DATASET CONTENT:
┌──

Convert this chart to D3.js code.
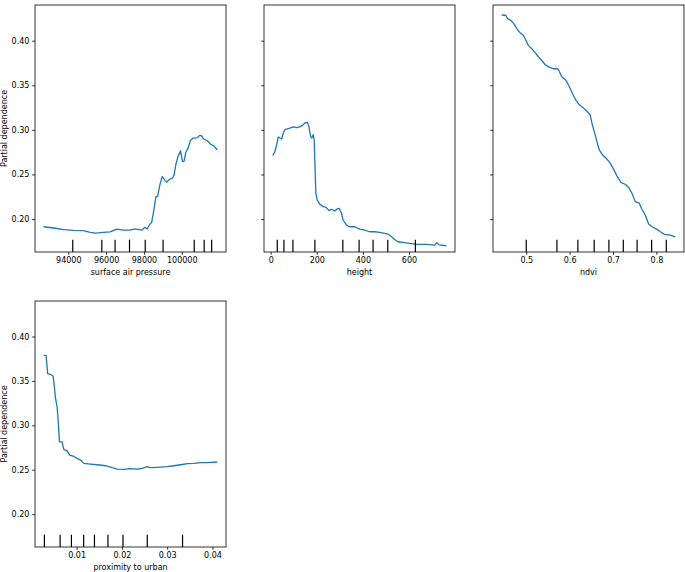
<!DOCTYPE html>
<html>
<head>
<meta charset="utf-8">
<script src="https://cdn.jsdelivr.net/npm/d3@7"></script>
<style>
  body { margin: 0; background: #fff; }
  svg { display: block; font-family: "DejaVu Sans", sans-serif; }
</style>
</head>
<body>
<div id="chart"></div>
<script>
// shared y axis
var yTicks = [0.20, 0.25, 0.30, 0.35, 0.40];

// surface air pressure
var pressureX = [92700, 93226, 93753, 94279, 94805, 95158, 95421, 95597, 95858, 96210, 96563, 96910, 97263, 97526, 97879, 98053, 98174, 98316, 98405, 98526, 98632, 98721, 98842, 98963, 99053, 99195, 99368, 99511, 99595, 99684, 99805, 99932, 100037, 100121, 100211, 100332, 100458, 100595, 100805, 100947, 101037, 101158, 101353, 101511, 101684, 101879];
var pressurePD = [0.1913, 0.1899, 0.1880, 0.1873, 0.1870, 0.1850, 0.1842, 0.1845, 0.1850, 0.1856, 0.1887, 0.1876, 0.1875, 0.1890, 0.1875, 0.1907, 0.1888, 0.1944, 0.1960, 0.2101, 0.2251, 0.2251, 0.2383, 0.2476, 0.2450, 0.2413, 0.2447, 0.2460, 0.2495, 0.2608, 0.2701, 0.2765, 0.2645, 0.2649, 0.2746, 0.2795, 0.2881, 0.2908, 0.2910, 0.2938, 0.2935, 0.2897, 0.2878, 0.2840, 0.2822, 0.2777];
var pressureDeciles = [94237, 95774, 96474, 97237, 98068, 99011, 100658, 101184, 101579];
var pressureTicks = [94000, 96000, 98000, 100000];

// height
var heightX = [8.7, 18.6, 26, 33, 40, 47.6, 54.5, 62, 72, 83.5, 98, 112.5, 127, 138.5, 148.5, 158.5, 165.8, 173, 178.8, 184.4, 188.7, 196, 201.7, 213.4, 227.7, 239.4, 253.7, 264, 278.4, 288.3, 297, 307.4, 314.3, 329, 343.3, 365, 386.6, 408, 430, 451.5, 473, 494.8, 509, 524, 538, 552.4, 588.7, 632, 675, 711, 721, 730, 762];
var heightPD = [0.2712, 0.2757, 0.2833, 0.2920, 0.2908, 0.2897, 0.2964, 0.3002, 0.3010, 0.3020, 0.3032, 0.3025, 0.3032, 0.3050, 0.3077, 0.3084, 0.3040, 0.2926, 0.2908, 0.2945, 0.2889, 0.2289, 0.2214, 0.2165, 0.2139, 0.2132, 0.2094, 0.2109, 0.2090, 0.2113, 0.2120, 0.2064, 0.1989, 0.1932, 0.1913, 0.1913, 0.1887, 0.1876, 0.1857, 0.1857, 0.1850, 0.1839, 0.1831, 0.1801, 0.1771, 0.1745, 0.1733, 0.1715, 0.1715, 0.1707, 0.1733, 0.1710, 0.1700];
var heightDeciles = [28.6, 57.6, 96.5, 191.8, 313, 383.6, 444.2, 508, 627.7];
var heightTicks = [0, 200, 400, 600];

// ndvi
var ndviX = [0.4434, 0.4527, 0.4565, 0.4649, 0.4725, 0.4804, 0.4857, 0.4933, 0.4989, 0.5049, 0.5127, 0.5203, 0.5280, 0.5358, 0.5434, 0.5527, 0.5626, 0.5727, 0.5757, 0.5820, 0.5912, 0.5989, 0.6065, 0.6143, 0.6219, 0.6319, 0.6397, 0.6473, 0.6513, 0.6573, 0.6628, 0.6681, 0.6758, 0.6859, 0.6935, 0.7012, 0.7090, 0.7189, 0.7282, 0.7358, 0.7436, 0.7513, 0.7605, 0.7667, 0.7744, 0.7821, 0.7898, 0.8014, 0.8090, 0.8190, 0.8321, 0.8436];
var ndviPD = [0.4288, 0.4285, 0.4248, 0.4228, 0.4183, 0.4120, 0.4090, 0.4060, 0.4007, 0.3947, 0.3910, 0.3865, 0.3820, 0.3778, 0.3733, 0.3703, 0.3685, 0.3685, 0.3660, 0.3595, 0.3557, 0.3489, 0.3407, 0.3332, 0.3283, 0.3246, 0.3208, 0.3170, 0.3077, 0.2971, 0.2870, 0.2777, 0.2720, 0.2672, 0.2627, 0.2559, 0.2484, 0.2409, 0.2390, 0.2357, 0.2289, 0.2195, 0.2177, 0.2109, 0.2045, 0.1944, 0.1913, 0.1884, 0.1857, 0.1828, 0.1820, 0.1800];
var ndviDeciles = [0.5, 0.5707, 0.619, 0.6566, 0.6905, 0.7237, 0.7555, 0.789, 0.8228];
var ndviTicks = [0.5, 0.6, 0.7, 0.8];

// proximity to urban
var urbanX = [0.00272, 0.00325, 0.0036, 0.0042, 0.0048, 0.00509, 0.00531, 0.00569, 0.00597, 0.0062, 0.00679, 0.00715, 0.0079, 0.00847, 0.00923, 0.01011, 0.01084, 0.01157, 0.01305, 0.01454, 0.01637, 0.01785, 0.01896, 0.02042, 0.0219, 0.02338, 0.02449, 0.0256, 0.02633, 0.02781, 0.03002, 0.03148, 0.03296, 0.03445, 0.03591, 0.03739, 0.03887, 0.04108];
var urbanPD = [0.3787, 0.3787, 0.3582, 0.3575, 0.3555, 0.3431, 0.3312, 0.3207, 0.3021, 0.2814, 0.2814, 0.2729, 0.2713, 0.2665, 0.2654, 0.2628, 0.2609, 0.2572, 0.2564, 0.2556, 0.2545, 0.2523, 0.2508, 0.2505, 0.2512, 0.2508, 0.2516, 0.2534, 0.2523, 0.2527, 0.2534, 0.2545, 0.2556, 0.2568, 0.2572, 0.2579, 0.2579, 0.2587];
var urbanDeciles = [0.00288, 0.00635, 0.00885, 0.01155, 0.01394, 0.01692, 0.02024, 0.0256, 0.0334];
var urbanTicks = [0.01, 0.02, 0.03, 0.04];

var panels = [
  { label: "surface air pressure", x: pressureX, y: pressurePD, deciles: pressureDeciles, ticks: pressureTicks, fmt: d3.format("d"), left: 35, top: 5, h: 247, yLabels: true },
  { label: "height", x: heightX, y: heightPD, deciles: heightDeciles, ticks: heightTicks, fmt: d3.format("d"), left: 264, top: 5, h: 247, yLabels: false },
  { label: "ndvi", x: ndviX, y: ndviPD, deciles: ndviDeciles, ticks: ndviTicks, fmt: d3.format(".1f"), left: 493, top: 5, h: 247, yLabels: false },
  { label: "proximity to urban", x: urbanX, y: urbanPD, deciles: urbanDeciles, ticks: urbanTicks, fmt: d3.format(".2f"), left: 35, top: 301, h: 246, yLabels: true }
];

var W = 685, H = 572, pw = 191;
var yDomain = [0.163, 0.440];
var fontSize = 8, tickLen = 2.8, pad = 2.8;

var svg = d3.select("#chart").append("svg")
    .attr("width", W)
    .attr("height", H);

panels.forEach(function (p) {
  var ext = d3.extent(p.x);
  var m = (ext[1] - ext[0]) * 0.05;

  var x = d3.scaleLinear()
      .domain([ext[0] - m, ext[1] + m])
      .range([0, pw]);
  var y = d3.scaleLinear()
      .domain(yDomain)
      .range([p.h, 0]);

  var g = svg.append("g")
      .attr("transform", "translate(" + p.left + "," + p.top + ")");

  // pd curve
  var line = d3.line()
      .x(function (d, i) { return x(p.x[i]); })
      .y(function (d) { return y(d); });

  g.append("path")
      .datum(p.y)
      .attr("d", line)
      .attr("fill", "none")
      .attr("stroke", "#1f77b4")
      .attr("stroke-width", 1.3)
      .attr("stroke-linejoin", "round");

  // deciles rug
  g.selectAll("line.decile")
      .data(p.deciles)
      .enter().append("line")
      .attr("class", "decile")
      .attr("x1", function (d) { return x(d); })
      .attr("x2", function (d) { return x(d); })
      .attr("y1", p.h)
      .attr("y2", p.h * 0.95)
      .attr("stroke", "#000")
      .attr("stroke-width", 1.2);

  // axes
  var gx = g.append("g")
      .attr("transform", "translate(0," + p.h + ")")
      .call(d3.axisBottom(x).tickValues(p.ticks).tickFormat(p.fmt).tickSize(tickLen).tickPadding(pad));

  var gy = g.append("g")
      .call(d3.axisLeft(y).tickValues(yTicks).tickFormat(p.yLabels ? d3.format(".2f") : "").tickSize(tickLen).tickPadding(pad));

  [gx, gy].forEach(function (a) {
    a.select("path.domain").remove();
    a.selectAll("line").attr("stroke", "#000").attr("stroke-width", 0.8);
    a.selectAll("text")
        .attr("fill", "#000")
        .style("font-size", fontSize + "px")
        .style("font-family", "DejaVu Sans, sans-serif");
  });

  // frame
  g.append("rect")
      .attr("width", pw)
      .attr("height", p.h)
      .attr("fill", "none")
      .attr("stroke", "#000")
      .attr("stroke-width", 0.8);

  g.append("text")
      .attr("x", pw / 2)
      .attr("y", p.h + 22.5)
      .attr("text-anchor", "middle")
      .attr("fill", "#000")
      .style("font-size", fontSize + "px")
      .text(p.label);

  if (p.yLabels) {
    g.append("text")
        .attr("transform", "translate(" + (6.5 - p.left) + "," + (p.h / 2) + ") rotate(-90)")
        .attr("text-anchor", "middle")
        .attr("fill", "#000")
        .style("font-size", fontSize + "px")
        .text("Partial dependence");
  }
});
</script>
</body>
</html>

└──

TASK INSTRUCTIONS: Only the lines from the start of the material through the line containing "var yTicks = [0.20, 0.25, 0.30, 0.35, 0.40];" should be transcribed. Pictures stay out.

ANSWER TO THE PROBLEM:
Convert this chart to D3.js code.
<!DOCTYPE html>
<html>
<head>
<meta charset="utf-8">
<script src="https://cdn.jsdelivr.net/npm/d3@7"></script>
<style>
  body { margin: 0; background: #fff; }
  svg { display: block; font-family: "DejaVu Sans", sans-serif; }
</style>
</head>
<body>
<div id="chart"></div>
<script>
// shared y axis
var yTicks = [0.20, 0.25, 0.30, 0.35, 0.40];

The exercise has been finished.